İhaleye çıkma kararından sözleşme imzalanıncaya kadar idarece alınan karar ve yapılan işlemlerin iptali istemiyle açılan davaların idarî yargı yerinde, sözleşme yapıldıktan sonra sözleşme hükümlerinin uygulanması nedeniyle ortaya çıkan uyuşmazlıkların ise adlî yargı yerinde görülmesi gerekmekte ise de; sözleşme yapıldıktan sonra tesis edilse bile sözleşmenin uygulanmasından kaynaklanmayan, sözleşmeden doğan bir hak veya alacağın takibi niteliğini taşımayan, idarenin kamu gücüne dayanarak ve tek yanlı olarak tesis ettiği sözleşme sürecinden ayrılabilir nitelikteki idarî işlemlerin iptali istemiyle açılan veya bu nitelikteki idarî işlemler nedeniyle doğan tazminat istemleri nedeniyle açılan davaların idarî yargı yerinde görülüp çözümlenmesi gerekmektedir.

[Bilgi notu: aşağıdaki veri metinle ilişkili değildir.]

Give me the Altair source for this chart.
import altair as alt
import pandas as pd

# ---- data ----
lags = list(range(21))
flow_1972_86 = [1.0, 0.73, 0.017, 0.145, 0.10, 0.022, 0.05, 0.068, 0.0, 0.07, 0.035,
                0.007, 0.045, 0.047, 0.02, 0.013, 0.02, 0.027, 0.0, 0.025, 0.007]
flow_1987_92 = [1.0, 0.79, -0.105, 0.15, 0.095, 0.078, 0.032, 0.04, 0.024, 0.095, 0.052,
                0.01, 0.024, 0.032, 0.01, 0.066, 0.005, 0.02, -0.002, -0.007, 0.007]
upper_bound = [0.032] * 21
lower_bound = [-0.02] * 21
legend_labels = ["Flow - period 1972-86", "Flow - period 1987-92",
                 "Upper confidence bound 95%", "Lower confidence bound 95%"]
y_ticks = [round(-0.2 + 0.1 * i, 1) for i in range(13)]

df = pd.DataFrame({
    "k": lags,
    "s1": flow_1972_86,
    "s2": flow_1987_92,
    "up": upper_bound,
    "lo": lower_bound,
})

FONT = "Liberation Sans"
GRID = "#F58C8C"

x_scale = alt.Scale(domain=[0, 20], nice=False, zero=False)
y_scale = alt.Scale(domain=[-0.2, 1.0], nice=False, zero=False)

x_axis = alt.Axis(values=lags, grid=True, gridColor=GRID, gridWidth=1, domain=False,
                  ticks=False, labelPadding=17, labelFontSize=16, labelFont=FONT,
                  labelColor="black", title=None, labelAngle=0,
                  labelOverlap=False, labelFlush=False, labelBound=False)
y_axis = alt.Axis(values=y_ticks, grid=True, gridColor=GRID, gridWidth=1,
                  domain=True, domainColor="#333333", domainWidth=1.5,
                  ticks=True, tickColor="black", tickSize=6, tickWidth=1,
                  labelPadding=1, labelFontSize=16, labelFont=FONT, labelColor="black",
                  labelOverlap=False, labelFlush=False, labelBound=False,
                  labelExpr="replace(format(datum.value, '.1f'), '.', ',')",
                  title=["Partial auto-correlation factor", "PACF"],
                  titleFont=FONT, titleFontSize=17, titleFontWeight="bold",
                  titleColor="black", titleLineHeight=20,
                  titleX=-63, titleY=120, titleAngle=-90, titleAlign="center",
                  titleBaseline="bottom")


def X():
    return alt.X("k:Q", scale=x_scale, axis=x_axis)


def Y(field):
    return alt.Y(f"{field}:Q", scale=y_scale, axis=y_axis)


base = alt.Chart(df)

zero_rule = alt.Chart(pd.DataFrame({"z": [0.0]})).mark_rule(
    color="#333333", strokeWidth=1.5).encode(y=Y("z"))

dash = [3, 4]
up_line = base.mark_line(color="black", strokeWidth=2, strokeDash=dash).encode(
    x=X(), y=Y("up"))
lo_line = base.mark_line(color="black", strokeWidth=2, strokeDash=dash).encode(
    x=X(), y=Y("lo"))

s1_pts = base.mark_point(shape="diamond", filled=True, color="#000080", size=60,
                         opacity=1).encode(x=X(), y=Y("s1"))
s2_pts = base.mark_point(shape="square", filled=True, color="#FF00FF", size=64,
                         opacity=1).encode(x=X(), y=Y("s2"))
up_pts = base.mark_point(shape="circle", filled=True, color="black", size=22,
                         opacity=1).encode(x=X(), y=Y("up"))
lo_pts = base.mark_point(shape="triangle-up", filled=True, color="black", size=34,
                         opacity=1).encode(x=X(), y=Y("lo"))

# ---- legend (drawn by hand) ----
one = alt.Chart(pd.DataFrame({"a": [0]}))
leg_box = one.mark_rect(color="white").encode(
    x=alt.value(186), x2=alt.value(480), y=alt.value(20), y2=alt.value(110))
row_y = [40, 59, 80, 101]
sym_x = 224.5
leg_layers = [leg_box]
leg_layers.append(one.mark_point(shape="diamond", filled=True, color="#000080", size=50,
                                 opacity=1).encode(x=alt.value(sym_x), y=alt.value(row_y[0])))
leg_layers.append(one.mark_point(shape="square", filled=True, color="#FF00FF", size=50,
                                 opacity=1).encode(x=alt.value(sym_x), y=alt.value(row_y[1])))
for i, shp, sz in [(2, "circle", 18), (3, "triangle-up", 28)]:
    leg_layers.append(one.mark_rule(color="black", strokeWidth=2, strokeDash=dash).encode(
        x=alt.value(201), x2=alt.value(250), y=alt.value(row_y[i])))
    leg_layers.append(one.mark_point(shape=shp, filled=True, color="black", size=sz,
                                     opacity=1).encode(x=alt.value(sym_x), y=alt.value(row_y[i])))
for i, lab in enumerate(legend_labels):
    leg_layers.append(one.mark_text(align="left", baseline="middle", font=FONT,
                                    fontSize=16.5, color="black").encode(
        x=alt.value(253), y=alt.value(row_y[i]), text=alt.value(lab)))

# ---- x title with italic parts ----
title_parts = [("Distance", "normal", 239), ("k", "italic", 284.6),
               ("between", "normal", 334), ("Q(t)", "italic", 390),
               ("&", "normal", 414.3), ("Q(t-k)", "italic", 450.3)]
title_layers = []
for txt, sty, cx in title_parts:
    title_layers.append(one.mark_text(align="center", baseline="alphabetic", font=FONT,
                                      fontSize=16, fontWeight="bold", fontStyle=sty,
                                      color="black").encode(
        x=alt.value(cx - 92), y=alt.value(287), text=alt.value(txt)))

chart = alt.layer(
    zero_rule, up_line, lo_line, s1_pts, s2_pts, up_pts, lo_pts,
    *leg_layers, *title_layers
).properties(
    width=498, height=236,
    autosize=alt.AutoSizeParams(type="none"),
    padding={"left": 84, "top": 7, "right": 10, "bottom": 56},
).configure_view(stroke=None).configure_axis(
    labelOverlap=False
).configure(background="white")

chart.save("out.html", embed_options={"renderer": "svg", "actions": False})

18/01/2019 tarih ve 30659 sayılı Resmî Gazete’de yayımlanan 7161 sayılı Vergi Kanunları ile Bazı Kanun ve Kanun Hükmünde Kararnamelerde Değişiklik Yapılmasına Dair Kanun’un 32. maddesi ile 4735 sayılı Kamu İhale Sözleşmeleri Kanunu’na eklenen “Sözleşmelerin tasfiyesi veya devri” başlıklı Geçici 4. maddesinin incelenmesinden, söz konusu kural ile sözleşmelerin imalat girdilerinde meydana gelen beklenmeyen fiyat artışları dolayısıyla yüklenicilere idare onayına bağlı olarak fesih ya da devir hakkı verilmesinin amaçlandığı, yüklenicilerin idareye yazılı olarak başvurması kaydıyla, Hazine ve Maliye Bakanlığı’nın görüşü alınarak ve idarenin onayına bağlı olarak sözleşmenin feshedilip edilmeyeceği noktasında idareye takdir yetkisi tanındığı anlaşılmaktadır.

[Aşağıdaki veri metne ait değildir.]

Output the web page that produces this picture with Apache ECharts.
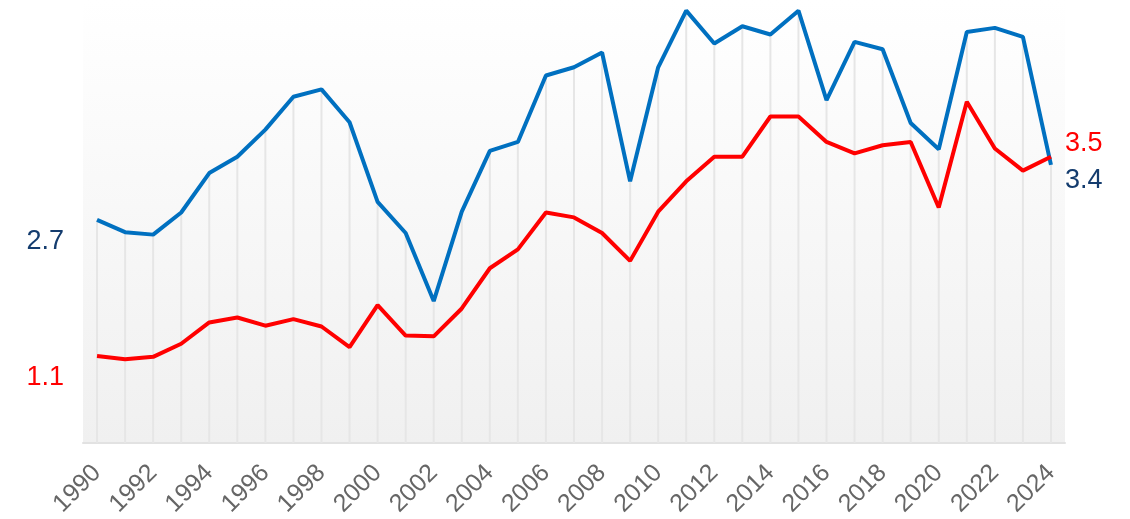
<!DOCTYPE html>
<html>
<head>
<meta charset="utf-8">
<script src="https://cdn.jsdelivr.net/npm/echarts@6/dist/echarts.min.js"></script>
<style>html,body{margin:0;padding:0;background:#fff}#c{width:1130px;height:519px}</style>
</head>
<body>
<div id="c"></div>
<script>
const years = ['1990','1991','1992','1993','1994','1995','1996','1997','1998','1999','2000','2001','2002','2003','2004','2005','2006','2007','2008','2009','2010','2011','2012','2013','2014','2015','2016','2017','2018','2019','2020','2021','2022','2023','2024'];
const blueValues = [2.72,2.57,2.54,2.81,3.29,3.49,3.82,4.22,4.31,3.91,2.94,2.56,1.73,2.82,3.56,3.67,4.48,4.58,4.76,3.19,4.58,5.27,4.87,5.08,4.98,5.27,4.18,4.89,4.80,3.90,3.58,5.01,5.06,4.95,3.39];
const redValues = [1.06,1.02,1.05,1.21,1.47,1.53,1.43,1.51,1.42,1.17,1.68,1.31,1.30,1.64,2.13,2.36,2.81,2.75,2.56,2.22,2.82,3.19,3.49,3.49,3.98,3.98,3.67,3.53,3.63,3.67,2.87,4.16,3.59,3.32,3.49];

const FONT = 'Liberation Sans, Arial, sans-serif';
const NAVY = '#143c6e';
const BLUE = '#0070c0';
const RED = '#ff0000';

function withEndLabels(vals, color, leftOffY, rightOffY) {
  const n = vals.length;
  return vals.map((v, i) => {
    if (i === 0) {
      return { value: v, label: { show: true, position: 'left', distance: 33, offset: [0, leftOffY], color: color, fontSize: 27, fontFamily: FONT, formatter: p => p.value.toFixed(1) } };
    }
    if (i === n - 1) {
      return { value: v, label: { show: true, position: 'right', distance: 14, offset: [0, rightOffY], color: color, fontSize: 27, fontFamily: FONT, formatter: p => p.value.toFixed(1) } };
    }
    return v;
  });
}

const dropValues = blueValues.map((b, i) => Math.max(b, redValues[i]));

const chart = echarts.init(document.getElementById('c'), null, { renderer: 'canvas' });
chart.setOption({
  animation: false,
  grid: {
    left: 83, right: 65, top: 0, bottom: 76,
    outerBoundsMode: 'none', containLabel: false,
    show: true, borderWidth: 0,
    backgroundColor: new echarts.graphic.LinearGradient(0, 0, 0, 1, [
      { offset: 0, color: '#ffffff' },
      { offset: 1, color: '#f0f0f0' }
    ])
  },
  xAxis: {
    type: 'category',
    data: years,
    boundaryGap: true,
    axisLine: { show: true, lineStyle: { color: '#e2e2e2', width: 2 } },
    axisTick: { show: false },
    splitLine: { show: false },
    axisLabel: { interval: 1, rotate: 45, color: '#666666', fontSize: 25, fontFamily: FONT, margin: 26 }
  },
  yAxis: {
    type: 'value', min: 0, max: 5.4, show: false,
    splitLine: { show: false }
  },
  series: [
    {
      type: 'bar', data: dropValues, barWidth: 2, z: 1, silent: true,
      itemStyle: { color: '#e6e6e6' }
    },
    {
      type: 'line', data: withEndLabels(blueValues, NAVY, 22, 16), z: 3,
      symbol: 'circle', symbolSize: 0, showSymbol: true, showAllSymbol: true,
      lineStyle: { color: BLUE, width: 4 }, itemStyle: { color: BLUE }
    },
    {
      type: 'line', data: withEndLabels(redValues, RED, 22, -13), z: 4,
      symbol: 'circle', symbolSize: 0, showSymbol: true, showAllSymbol: true,
      lineStyle: { color: RED, width: 4 }, itemStyle: { color: RED }
    }
  ]
});
</script>
</body>
</html>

Bu itibarla sözleşme imzalandıktan sonra uyuşmazlık çıkmış olsa bile, sözleşme hükümlerinden bağımsız olarak idarenin kamu gücüne dayanarak ve tek yanlı olarak tesis ettiği 4735 sayılı Kanun’a eklenen Geçici 4. maddeden yararlanma istemiyle yapılan başvurudan kaynaklanan, uyuşmazlığın çözümünde idarî yargı yerleri görevli olduğundan, davanın görev yönünden reddine ilişkin İdare Mahkemesi kararına yönelik istinaf isteminin reddine dair Bölge İdare Mahkemesi kararında isabet bulunmamaktadır.

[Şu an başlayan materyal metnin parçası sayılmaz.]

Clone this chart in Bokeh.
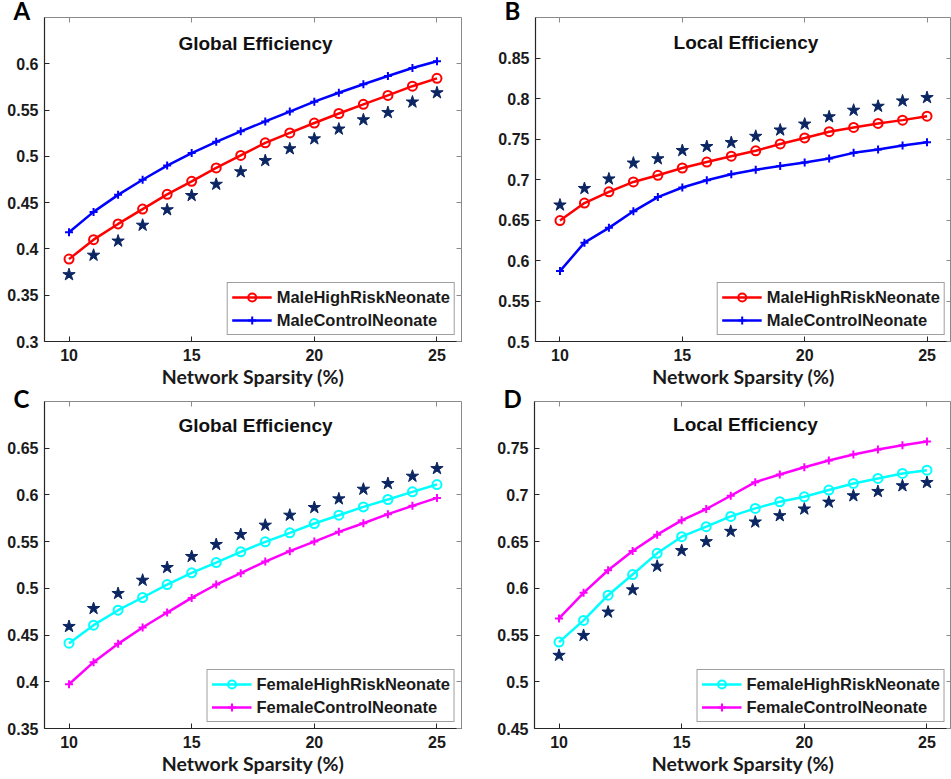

Öte yandan, taraflar arasında imzalanan sözleşmenin, 4735 sayılı Kamu İhale Sözleşmeleri Kanunu’nun Geçici 4. maddesi kapsamında feshedilerek tasfiyenin anılan madde kapsamında gerçekleştirilmesi için yapılan başvurunun reddine ilişkin işlemden kaynaklanan uyuşmazlığın öncelikle sonuçlandırılması özel önem taşıyan ihale işlemlerinden kaynaklanan bir uyuşmazlık olarak nitelendirilmesine imkân bulunmadığından, yeniden yapılacak yargılamada ivedi yargılama usûlünün uygulanamayacağı hususunun göz önünde bulundurulması gerekmektedir.
KARAR SONUCU :
Açıklanan nedenlerle;
1. Davacıların temyiz isteminin kabulüne;
2. Davanın görev yönünden reddine ilişkin İdare Mahkemesi kararına yönelik olarak yapılan istinaf başvurusunun reddi yolundaki temyize konu … Bölge İdare Mahkemesi … İdari Dava Dairesi’nin … tarih ve E:…, K:… sayılı kararının 2577 sayılı İdari Yargılama Usulü Kanunu’nun 49. maddesi uyarınca BOZULMASINA,
3. Yeniden bir karar verilmek üzere dosyanın … Bölge İdare Mahkemesi … İdari Dava Dairesi’ne gönderilmesine, 09/02/2021 tarihinde kesin olarak oybirliğiyle karar verildi.